Dados da Equipe Especializada de Violência (EEV) do Campo Limpo, administrada pelo CEJAM em parceria com a SMS-SP, revelam que, entre 2022 e abril de 2025, mais de 4.780 vítimas foram atendidas (entre crianças, adolescentes e familiares). Somente entre novembro e dezembro de 2022, em um curto intervalo de tempo, foram registrados 306 atendimentos. Já entre janeiro e abril de 2025, esse número chegou a 539 casos. O serviço abrange as regiões do Campo Limpo, Capão Redondo e Vila Andrade.
Segundo Maximiliano Costa, gerente da EEV no território, os registros de violência contra crianças e adolescentes vêm crescendo nos últimos anos, assim como as notificações inseridas no Sistema de Informação de Agravos de Notificação (SINAN). Somente na unidade do Campo Limpo são atendidas em média 80 crianças/adolescentes e seus familiares. Ele reforça que a notificação é obrigatória para todos os profissionais de saúde, seja da rede pública ou privada, sempre que houver suspeita ou confirmação de violência, “Ainda enfrentamos um cenário de subnotificações, o que dificulta a articulação do cuidado e a adoção de ações clínicas eficazes no enfrentamento à violência”, ressalta.
As vítimas chegam à Equipe Especializada de Violência (EEV) por meio de encaminhamento feito pelos Núcleos de Prevenção à Violência (NPV) das Unidades Básicas de Saúde (UBS) de referência da região onde a família reside. O fluxo se inicia com a identificação da situação de violência pelo NPV, que realiza a notificação e aciona os protocolos previstos pelo serviço.
Costa explica que, na maioria das situações, crianças e adolescentes chegam ao serviço acompanhados por seus pais ou responsáveis, uma vez que o atendimento é voltado prioritariamente ao cuidado desse público, seja na condição de vítima direta ou testemunha de violência. Os casos de violência sexual recebem atenção prioritária no acolhimento. “As situações são discutidas em reuniões de matriciamento com a EEV. Quando os critérios de elegibilidade são atendidos, é agendado um primeiro encontro com a família para avaliação inicial e definição do plano de cuidado especializado”, afirma.

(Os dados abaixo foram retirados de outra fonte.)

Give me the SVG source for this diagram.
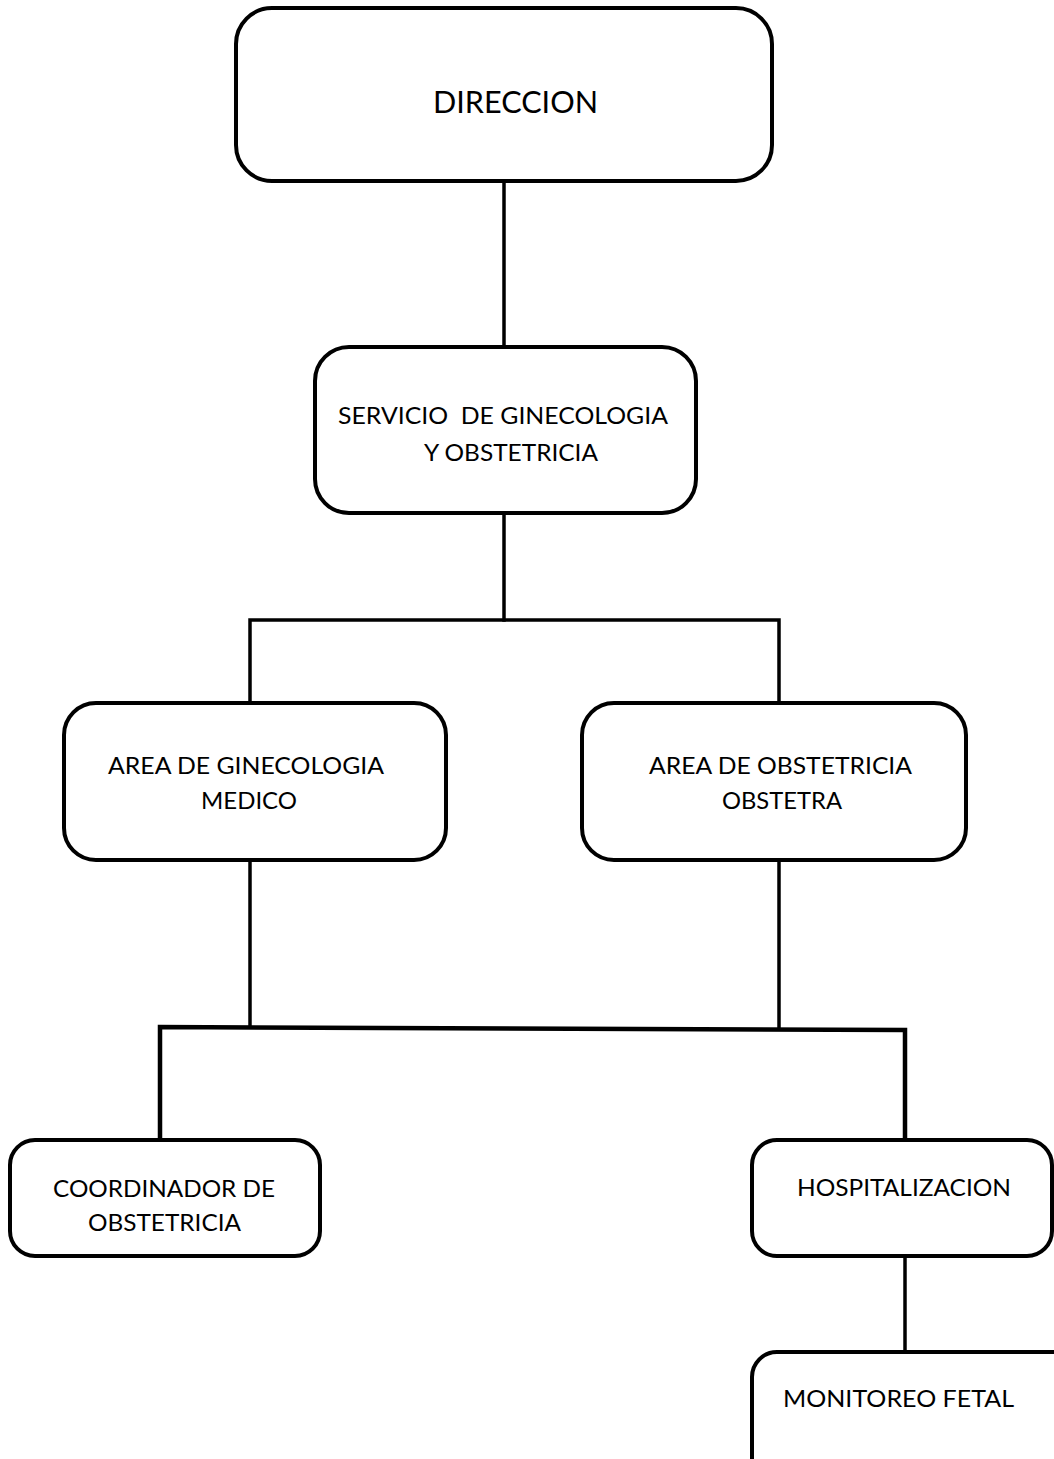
<svg xmlns="http://www.w3.org/2000/svg" width="1054" height="1459" viewBox="0 0 1054 1459">
  <style>
    .box { fill: #ffffff; stroke: #000000; stroke-width: 4; }
    .link { fill: none; stroke: #000000; stroke-width: 3.5; stroke-linecap: square; }
    .label { font-family: Lato, "Liberation Sans", sans-serif; font-size: 23px; fill: #000000; }
    .title { font-size: 31px; }
  </style>
  <rect width="1054" height="1459" fill="#ffffff"/>

  <!-- connectors -->
  <g id="connectors">
    <path class="link" d="M504 181 V347"/>
    <path class="link" d="M504 513 V620"/>
    <path class="link" d="M250 703 V620 H779 V703"/>
    <path class="link" d="M250 860 V1027"/>
    <path class="link" d="M779 860 V1028"/>
    <path class="link" style="stroke-width:4.5" d="M160 1140 V1027 L905 1030 V1140"/>
    <path class="link" d="M905 1257 V1352"/>
  </g>

  <g id="direccion">
    <rect class="box" x="236" y="8" width="536" height="173" rx="36"/>
    <text class="label title" x="433" y="113" textLength="165" lengthAdjust="spacingAndGlyphs">DIRECCION</text>
  </g>

  <g id="servicio">
    <rect class="box" x="315" y="347" width="381" height="166" rx="34"/>
    <text class="label" x="338" y="424" xml:space="preserve" textLength="330" lengthAdjust="spacingAndGlyphs">SERVICIO  DE GINECOLOGIA</text>
    <text class="label" x="424" y="461" textLength="174" lengthAdjust="spacingAndGlyphs">Y OBSTETRICIA</text>
  </g>

  <g id="area-ginecologia">
    <rect class="box" x="64" y="703" width="382" height="157" rx="32"/>
    <text class="label" x="108" y="774" textLength="276" lengthAdjust="spacingAndGlyphs">AREA DE GINECOLOGIA</text>
    <text class="label" x="201" y="809" textLength="96" lengthAdjust="spacingAndGlyphs">MEDICO</text>
  </g>

  <g id="area-obstetricia">
    <rect class="box" x="582" y="703" width="384" height="157" rx="32"/>
    <text class="label" x="649" y="774" textLength="263" lengthAdjust="spacingAndGlyphs">AREA DE OBSTETRICIA</text>
    <text class="label" x="722" y="809" textLength="120" lengthAdjust="spacingAndGlyphs">OBSTETRA</text>
  </g>

  <g id="coordinador">
    <rect class="box" x="10" y="1140" width="310" height="116" rx="25"/>
    <text class="label" x="53" y="1197" textLength="222" lengthAdjust="spacingAndGlyphs">COORDINADOR DE</text>
    <text class="label" x="88" y="1231" textLength="153" lengthAdjust="spacingAndGlyphs">OBSTETRICIA</text>
  </g>

  <g id="hospitalizacion">
    <rect class="box" x="752" y="1140" width="300" height="116" rx="25"/>
    <text class="label" x="797" y="1196" textLength="214" lengthAdjust="spacingAndGlyphs">HOSPITALIZACION</text>
  </g>

  <g id="monitoreo">
    <rect class="box" x="752" y="1352" width="325" height="170" rx="25"/>
    <text class="label" x="783" y="1407" textLength="231" lengthAdjust="spacingAndGlyphs">MONITOREO FETAL</text>
  </g>
</svg>
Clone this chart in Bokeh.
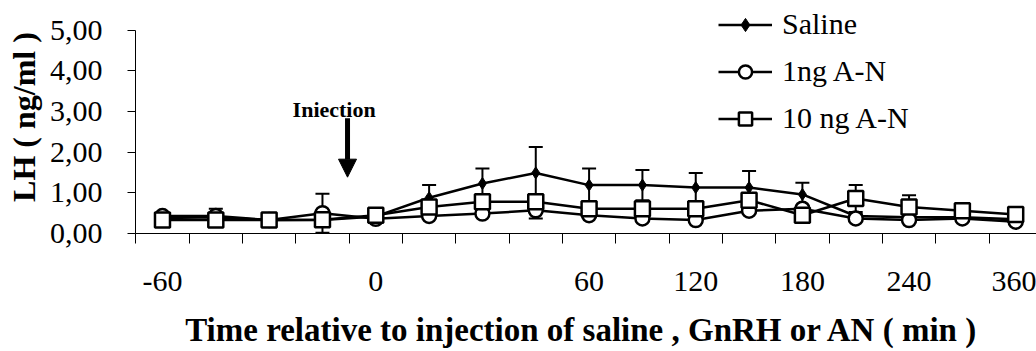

Nesse primeiro atendimento, os casos são analisados em reunião de equipe multiprofissional, com participação das áreas de Psicologia, Serviço Social e Terapia Ocupacional, de acordo com as necessidades identificadas. “O foco permanece centrado no cuidado integral de crianças e adolescentes expostos a situações de violência. Além dos atendimentos na unidade, o trabalho inclui visitas domiciliares e articulações intersetoriais com as redes de saúde, assistência social, justiça e educação, garantindo uma abordagem integrada e contínua”, ressalta Rayssa Béder, Terapeuta Ocupacional da EVV Campo Limpo.
Nos casos mais graves, as vítimas são encaminhadas aos centros especializados de atendimento. As unidades do CAPS (Centros de Atenção Psicossocial) e os Núcleos de Prevenção à Violência das Unidades Básicas de Saúde gerenciadas pelo CEJAM contam com equipes multidisciplinares preparadas para prestar atendimento psicológico e social seguindo os protocolos específicos do SUS (Sistema Único de Saúde), garantindo um acolhimento integral e humanizado da vítima, com escuta qualificada, atendimento psicológico e, quando necessário, encaminhamento para serviços médicos e jurídicos especializados.
Denuncie
A denúncia de qualquer tipo de violência contra crianças e adolescentes é anônima, e pode ser feita de forma gratuita pelo telefone, Disque 100, por meio do WhatsApp (61) 99611-0100, no site da Ouvidoria Nacional de Direitos Humanos (ONDH) ou pelo app Direitos Humanos Brasil.